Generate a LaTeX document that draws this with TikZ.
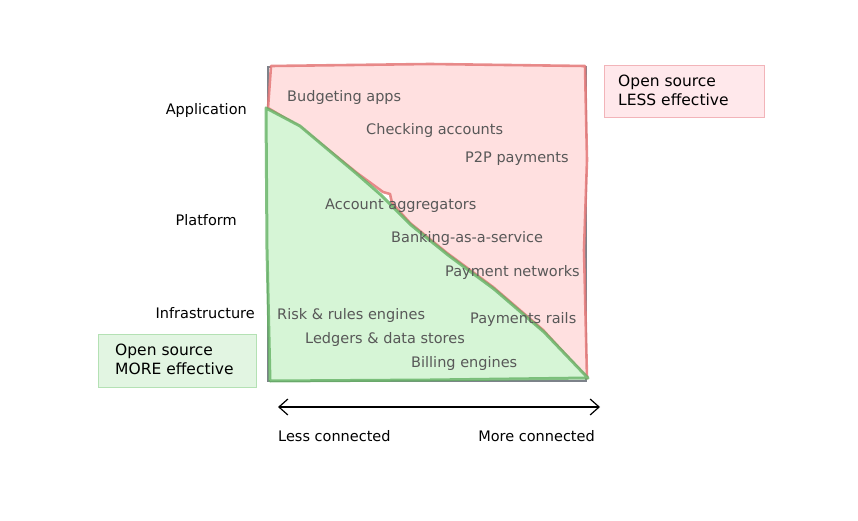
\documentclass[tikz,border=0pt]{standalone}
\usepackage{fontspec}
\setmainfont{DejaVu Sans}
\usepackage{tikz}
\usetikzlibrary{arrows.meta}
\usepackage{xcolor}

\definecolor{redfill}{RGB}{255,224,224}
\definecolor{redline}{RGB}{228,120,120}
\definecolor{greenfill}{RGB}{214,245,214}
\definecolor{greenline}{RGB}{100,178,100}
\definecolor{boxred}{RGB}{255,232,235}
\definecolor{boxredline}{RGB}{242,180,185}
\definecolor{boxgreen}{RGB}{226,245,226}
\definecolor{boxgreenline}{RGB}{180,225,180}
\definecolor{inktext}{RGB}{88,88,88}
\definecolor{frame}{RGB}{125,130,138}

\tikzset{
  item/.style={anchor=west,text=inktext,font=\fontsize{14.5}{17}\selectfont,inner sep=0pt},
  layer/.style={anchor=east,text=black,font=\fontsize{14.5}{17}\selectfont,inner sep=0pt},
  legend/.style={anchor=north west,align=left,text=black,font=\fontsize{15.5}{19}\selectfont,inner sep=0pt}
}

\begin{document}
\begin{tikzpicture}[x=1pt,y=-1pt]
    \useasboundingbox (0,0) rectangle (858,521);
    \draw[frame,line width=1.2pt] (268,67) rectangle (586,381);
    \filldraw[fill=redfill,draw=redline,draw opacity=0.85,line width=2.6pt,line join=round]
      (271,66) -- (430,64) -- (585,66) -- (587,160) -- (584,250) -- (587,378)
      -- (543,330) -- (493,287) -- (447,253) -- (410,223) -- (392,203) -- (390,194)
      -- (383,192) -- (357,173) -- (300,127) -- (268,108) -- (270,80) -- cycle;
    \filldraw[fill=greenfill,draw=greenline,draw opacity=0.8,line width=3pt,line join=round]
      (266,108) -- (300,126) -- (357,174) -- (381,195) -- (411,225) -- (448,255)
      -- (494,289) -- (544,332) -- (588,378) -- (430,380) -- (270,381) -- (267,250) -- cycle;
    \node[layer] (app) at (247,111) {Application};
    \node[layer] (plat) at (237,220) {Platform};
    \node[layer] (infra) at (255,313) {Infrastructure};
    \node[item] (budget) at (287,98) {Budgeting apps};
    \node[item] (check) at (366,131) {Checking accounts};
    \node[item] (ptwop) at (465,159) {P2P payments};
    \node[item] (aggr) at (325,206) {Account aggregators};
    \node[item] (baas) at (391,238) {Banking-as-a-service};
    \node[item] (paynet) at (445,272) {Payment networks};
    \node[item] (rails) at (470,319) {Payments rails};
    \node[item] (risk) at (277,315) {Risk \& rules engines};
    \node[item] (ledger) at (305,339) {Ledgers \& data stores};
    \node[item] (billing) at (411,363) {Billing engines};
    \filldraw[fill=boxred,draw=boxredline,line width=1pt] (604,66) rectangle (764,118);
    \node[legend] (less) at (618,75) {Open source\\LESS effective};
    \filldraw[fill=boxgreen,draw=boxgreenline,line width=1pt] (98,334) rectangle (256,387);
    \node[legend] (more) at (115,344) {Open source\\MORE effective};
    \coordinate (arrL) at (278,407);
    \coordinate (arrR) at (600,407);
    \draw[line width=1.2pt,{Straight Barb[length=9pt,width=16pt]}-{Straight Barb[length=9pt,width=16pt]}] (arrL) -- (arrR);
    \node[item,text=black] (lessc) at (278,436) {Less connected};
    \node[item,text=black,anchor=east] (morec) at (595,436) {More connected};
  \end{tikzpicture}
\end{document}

- [Written instruction]
Give every line back word for word and leave the pictures out.

- [Solution below]
Generate a LaTeX document that draws this with TikZ.
\documentclass[tikz,border=0pt]{standalone}
\usepackage{fontspec}
\setmainfont{DejaVu Sans}
\usepackage{tikz}
\usetikzlibrary{arrows.meta}
\usepackage{xcolor}

\definecolor{redfill}{RGB}{255,224,224}
\definecolor{redline}{RGB}{228,120,120}
\definecolor{greenfill}{RGB}{214,245,214}
\definecolor{greenline}{RGB}{100,178,100}
\definecolor{boxred}{RGB}{255,232,235}
\definecolor{boxredline}{RGB}{242,180,185}
\definecolor{boxgreen}{RGB}{226,245,226}
\definecolor{boxgreenline}{RGB}{180,225,180}
\definecolor{inktext}{RGB}{88,88,88}
\definecolor{frame}{RGB}{125,130,138}

\tikzset{
  item/.style={anchor=west,text=inktext,font=\fontsize{14.5}{17}\selectfont,inner sep=0pt},
  layer/.style={anchor=east,text=black,font=\fontsize{14.5}{17}\selectfont,inner sep=0pt},
  legend/.style={anchor=north west,align=left,text=black,font=\fontsize{15.5}{19}\selectfont,inner sep=0pt}
}

\begin{document}
\begin{tikzpicture}[x=1pt,y=-1pt]
    \useasboundingbox (0,0) rectangle (858,521);
    \draw[frame,line width=1.2pt] (268,67) rectangle (586,381);
    \filldraw[fill=redfill,draw=redline,draw opacity=0.85,line width=2.6pt,line join=round]
      (271,66) -- (430,64) -- (585,66) -- (587,160) -- (584,250) -- (587,378)
      -- (543,330) -- (493,287) -- (447,253) -- (410,223) -- (392,203) -- (390,194)
      -- (383,192) -- (357,173) -- (300,127) -- (268,108) -- (270,80) -- cycle;
    \filldraw[fill=greenfill,draw=greenline,draw opacity=0.8,line width=3pt,line join=round]
      (266,108) -- (300,126) -- (357,174) -- (381,195) -- (411,225) -- (448,255)
      -- (494,289) -- (544,332) -- (588,378) -- (430,380) -- (270,381) -- (267,250) -- cycle;
    \node[layer] (app) at (247,111) {Application};
    \node[layer] (plat) at (237,220) {Platform};
    \node[layer] (infra) at (255,313) {Infrastructure};
    \node[item] (budget) at (287,98) {Budgeting apps};
    \node[item] (check) at (366,131) {Checking accounts};
    \node[item] (ptwop) at (465,159) {P2P payments};
    \node[item] (aggr) at (325,206) {Account aggregators};
    \node[item] (baas) at (391,238) {Banking-as-a-service};
    \node[item] (paynet) at (445,272) {Payment networks};
    \node[item] (rails) at (470,319) {Payments rails};
    \node[item] (risk) at (277,315) {Risk \& rules engines};
    \node[item] (ledger) at (305,339) {Ledgers \& data stores};
    \node[item] (billing) at (411,363) {Billing engines};
    \filldraw[fill=boxred,draw=boxredline,line width=1pt] (604,66) rectangle (764,118);
    \node[legend] (less) at (618,75) {Open source\\LESS effective};
    \filldraw[fill=boxgreen,draw=boxgreenline,line width=1pt] (98,334) rectangle (256,387);
    \node[legend] (more) at (115,344) {Open source\\MORE effective};
    \coordinate (arrL) at (278,407);
    \coordinate (arrR) at (600,407);
    \draw[line width=1.2pt,{Straight Barb[length=9pt,width=16pt]}-{Straight Barb[length=9pt,width=16pt]}] (arrL) -- (arrR);
    \node[item,text=black] (lessc) at (278,436) {Less connected};
    \node[item,text=black,anchor=east] (morec) at (595,436) {More connected};
  \end{tikzpicture}
\end{document}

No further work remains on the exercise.